[Start of Recorded data]

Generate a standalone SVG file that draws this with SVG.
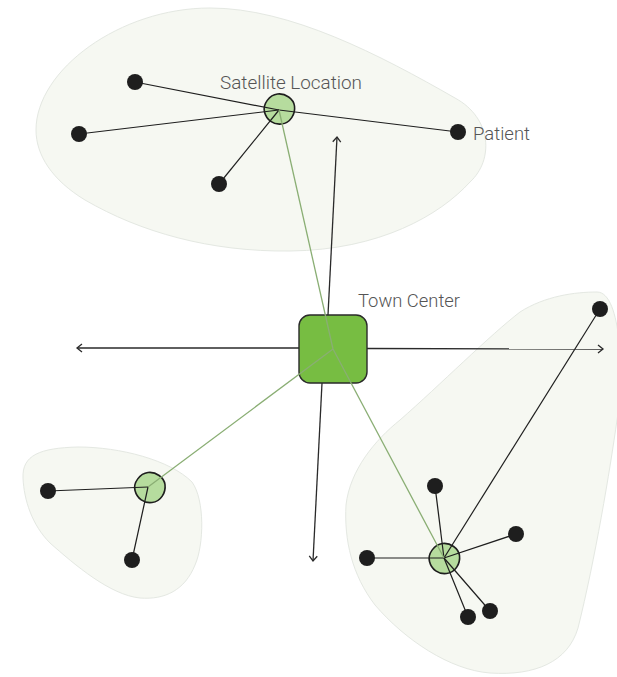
<svg xmlns="http://www.w3.org/2000/svg" width="617" height="677" viewBox="0 0 617 677">
  <style>
    .area { fill: #f6f8f2; stroke: #e4e8e2; stroke-width: 1; }
    .sat { fill: #b6dc9e; stroke: #1e1e1e; stroke-width: 1.6; }
    .patient { fill: #1e1e1e; }
    .hub { fill: #77bd42; stroke: #2a2a2a; stroke-width: 1.4; }
    .link { stroke: #1e1e1e; stroke-width: 1.2; fill: none; }
    .feed { stroke: #8aae74; stroke-width: 1.3; fill: none; }
    .reach { stroke: #2a2a2a; stroke-width: 1.3; fill: none; marker-end: url(#chev); }
    .label { font-family: Roboto, "Liberation Sans", sans-serif; font-weight: 300; font-size: 18px; fill: #555555; }
  </style>
  <defs>
    <marker id="chev" markerUnits="userSpaceOnUse" markerWidth="12" markerHeight="12" refX="6" refY="5" orient="auto">
      <path d="M1,1 L6,5 L1,9" fill="none" stroke="#2a2a2a" stroke-width="1.3"/>
    </marker>
    <path id="satShape" d="M-2,-15 C6,-16 14,-10 15,-3 C16,5 11,14 2,15 C-6,16 -13,11 -15,3 C-17,-5 -10,-14 -2,-15 Z"/>
  </defs>

  <!-- service areas -->
  <g id="areas">
    <path class="area" d="M36,130 C36,70 120,8 210,8 C290,8 380,55 455,98 C492,118 494,160 470,182 C440,215 380,250 290,251 C210,252 140,232 85,200 C52,180 36,155 36,130 Z"/>
    <path class="area" d="M23,478 C22,455 40,448 78,447 C120,447 170,460 192,482 C205,500 204,545 195,565 C185,590 165,600 140,598 C110,595 75,565 50,543 C32,525 24,500 23,478 Z"/>
    <path class="area" d="M597,292 C622,292 624,380 617,420 C610,470 595,560 578,628 C568,662 535,676 490,673 C450,670 405,640 375,605 C352,575 344,540 346,505 C350,470 375,440 400,420 C440,385 490,335 520,312 C545,296 575,292 597,292 Z"/>
  </g>

  <!-- satellite locations -->
  <g id="satellite-top"><use href="#satShape" class="sat" transform="translate(279.5,109)"/></g>
  <g id="satellite-left"><use href="#satShape" class="sat" transform="translate(150,487.5)"/></g>
  <g id="satellite-right"><use href="#satShape" class="sat" transform="translate(444.5,558.5)"/></g>

  <!-- town center -->
  <g id="town-center">
    <rect class="hub" x="299" y="315" width="68" height="68" rx="11"/>
  </g>

  <!-- connectors -->
  <g id="connectors">
    <line class="link" x1="279" y1="110" x2="135" y2="82"/>
    <line class="link" x1="279" y1="110" x2="79" y2="134"/>
    <line class="link" x1="279" y1="110" x2="219" y2="184"/>
    <line class="link" x1="279" y1="110" x2="458" y2="132"/>

    <line class="link" x1="148" y1="487" x2="48" y2="491"/>
    <line class="link" x1="148" y1="487" x2="132" y2="560"/>

    <line class="link" x1="444" y1="558" x2="600" y2="309"/>
    <line class="link" x1="444" y1="558" x2="435" y2="486"/>
    <line class="link" x1="444" y1="558" x2="516" y2="534"/>
    <line class="link" x1="444" y1="558" x2="367" y2="558"/>
    <line class="link" x1="444" y1="558" x2="468" y2="617"/>
    <line class="link" x1="444" y1="558" x2="490" y2="611"/>

    <line class="feed" x1="333" y1="349" x2="279" y2="110"/>
    <line class="feed" x1="333" y1="349" x2="148" y2="487"/>
    <line class="feed" x1="333" y1="349" x2="444" y2="558"/>

    <line class="reach" x1="299" y1="348" x2="77" y2="348"/>
    <line class="reach" x1="367" y1="348.5" x2="603" y2="349"/>
    <line class="reach" x1="328" y1="315" x2="337" y2="137"/>
    <line class="reach" x1="322" y1="383" x2="313" y2="561"/>
  </g>

  <!-- patients -->
  <g id="patients">
    <circle class="patient" cx="135" cy="82" r="8"/>
    <circle class="patient" cx="79" cy="134" r="8"/>
    <circle class="patient" cx="219" cy="184" r="8"/>
    <circle class="patient" cx="458" cy="132" r="8"/>
    <circle class="patient" cx="48" cy="491" r="8"/>
    <circle class="patient" cx="132" cy="560" r="8"/>
    <circle class="patient" cx="600" cy="309" r="8"/>
    <circle class="patient" cx="435" cy="486" r="8"/>
    <circle class="patient" cx="516" cy="534" r="8"/>
    <circle class="patient" cx="367" cy="558" r="8"/>
    <circle class="patient" cx="468" cy="617" r="8"/>
    <circle class="patient" cx="490" cy="611" r="8"/>
  </g>

  <!-- labels -->
  <g id="labels">
    <text class="label" x="220" y="89" textLength="142" lengthAdjust="spacingAndGlyphs">Satellite Location</text>
    <text class="label" x="358" y="307" textLength="102" lengthAdjust="spacingAndGlyphs">Town Center</text>
    <text class="label" x="473" y="140" textLength="57" lengthAdjust="spacingAndGlyphs">Patient</text>
  </g>
</svg>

[End of Recorded data]

Task directions: Leave the images out, please, and restate each line word for word.

Problem solution:
Generate a standalone SVG file that draws this with SVG.
<svg xmlns="http://www.w3.org/2000/svg" width="617" height="677" viewBox="0 0 617 677">
  <style>
    .area { fill: #f6f8f2; stroke: #e4e8e2; stroke-width: 1; }
    .sat { fill: #b6dc9e; stroke: #1e1e1e; stroke-width: 1.6; }
    .patient { fill: #1e1e1e; }
    .hub { fill: #77bd42; stroke: #2a2a2a; stroke-width: 1.4; }
    .link { stroke: #1e1e1e; stroke-width: 1.2; fill: none; }
    .feed { stroke: #8aae74; stroke-width: 1.3; fill: none; }
    .reach { stroke: #2a2a2a; stroke-width: 1.3; fill: none; marker-end: url(#chev); }
    .label { font-family: Roboto, "Liberation Sans", sans-serif; font-weight: 300; font-size: 18px; fill: #555555; }
  </style>
  <defs>
    <marker id="chev" markerUnits="userSpaceOnUse" markerWidth="12" markerHeight="12" refX="6" refY="5" orient="auto">
      <path d="M1,1 L6,5 L1,9" fill="none" stroke="#2a2a2a" stroke-width="1.3"/>
    </marker>
    <path id="satShape" d="M-2,-15 C6,-16 14,-10 15,-3 C16,5 11,14 2,15 C-6,16 -13,11 -15,3 C-17,-5 -10,-14 -2,-15 Z"/>
  </defs>

  <!-- service areas -->
  <g id="areas">
    <path class="area" d="M36,130 C36,70 120,8 210,8 C290,8 380,55 455,98 C492,118 494,160 470,182 C440,215 380,250 290,251 C210,252 140,232 85,200 C52,180 36,155 36,130 Z"/>
    <path class="area" d="M23,478 C22,455 40,448 78,447 C120,447 170,460 192,482 C205,500 204,545 195,565 C185,590 165,600 140,598 C110,595 75,565 50,543 C32,525 24,500 23,478 Z"/>
    <path class="area" d="M597,292 C622,292 624,380 617,420 C610,470 595,560 578,628 C568,662 535,676 490,673 C450,670 405,640 375,605 C352,575 344,540 346,505 C350,470 375,440 400,420 C440,385 490,335 520,312 C545,296 575,292 597,292 Z"/>
  </g>

  <!-- satellite locations -->
  <g id="satellite-top"><use href="#satShape" class="sat" transform="translate(279.5,109)"/></g>
  <g id="satellite-left"><use href="#satShape" class="sat" transform="translate(150,487.5)"/></g>
  <g id="satellite-right"><use href="#satShape" class="sat" transform="translate(444.5,558.5)"/></g>

  <!-- town center -->
  <g id="town-center">
    <rect class="hub" x="299" y="315" width="68" height="68" rx="11"/>
  </g>

  <!-- connectors -->
  <g id="connectors">
    <line class="link" x1="279" y1="110" x2="135" y2="82"/>
    <line class="link" x1="279" y1="110" x2="79" y2="134"/>
    <line class="link" x1="279" y1="110" x2="219" y2="184"/>
    <line class="link" x1="279" y1="110" x2="458" y2="132"/>

    <line class="link" x1="148" y1="487" x2="48" y2="491"/>
    <line class="link" x1="148" y1="487" x2="132" y2="560"/>

    <line class="link" x1="444" y1="558" x2="600" y2="309"/>
    <line class="link" x1="444" y1="558" x2="435" y2="486"/>
    <line class="link" x1="444" y1="558" x2="516" y2="534"/>
    <line class="link" x1="444" y1="558" x2="367" y2="558"/>
    <line class="link" x1="444" y1="558" x2="468" y2="617"/>
    <line class="link" x1="444" y1="558" x2="490" y2="611"/>

    <line class="feed" x1="333" y1="349" x2="279" y2="110"/>
    <line class="feed" x1="333" y1="349" x2="148" y2="487"/>
    <line class="feed" x1="333" y1="349" x2="444" y2="558"/>

    <line class="reach" x1="299" y1="348" x2="77" y2="348"/>
    <line class="reach" x1="367" y1="348.5" x2="603" y2="349"/>
    <line class="reach" x1="328" y1="315" x2="337" y2="137"/>
    <line class="reach" x1="322" y1="383" x2="313" y2="561"/>
  </g>

  <!-- patients -->
  <g id="patients">
    <circle class="patient" cx="135" cy="82" r="8"/>
    <circle class="patient" cx="79" cy="134" r="8"/>
    <circle class="patient" cx="219" cy="184" r="8"/>
    <circle class="patient" cx="458" cy="132" r="8"/>
    <circle class="patient" cx="48" cy="491" r="8"/>
    <circle class="patient" cx="132" cy="560" r="8"/>
    <circle class="patient" cx="600" cy="309" r="8"/>
    <circle class="patient" cx="435" cy="486" r="8"/>
    <circle class="patient" cx="516" cy="534" r="8"/>
    <circle class="patient" cx="367" cy="558" r="8"/>
    <circle class="patient" cx="468" cy="617" r="8"/>
    <circle class="patient" cx="490" cy="611" r="8"/>
  </g>

  <!-- labels -->
  <g id="labels">
    <text class="label" x="220" y="89" textLength="142" lengthAdjust="spacingAndGlyphs">Satellite Location</text>
    <text class="label" x="358" y="307" textLength="102" lengthAdjust="spacingAndGlyphs">Town Center</text>
    <text class="label" x="473" y="140" textLength="57" lengthAdjust="spacingAndGlyphs">Patient</text>
  </g>
</svg>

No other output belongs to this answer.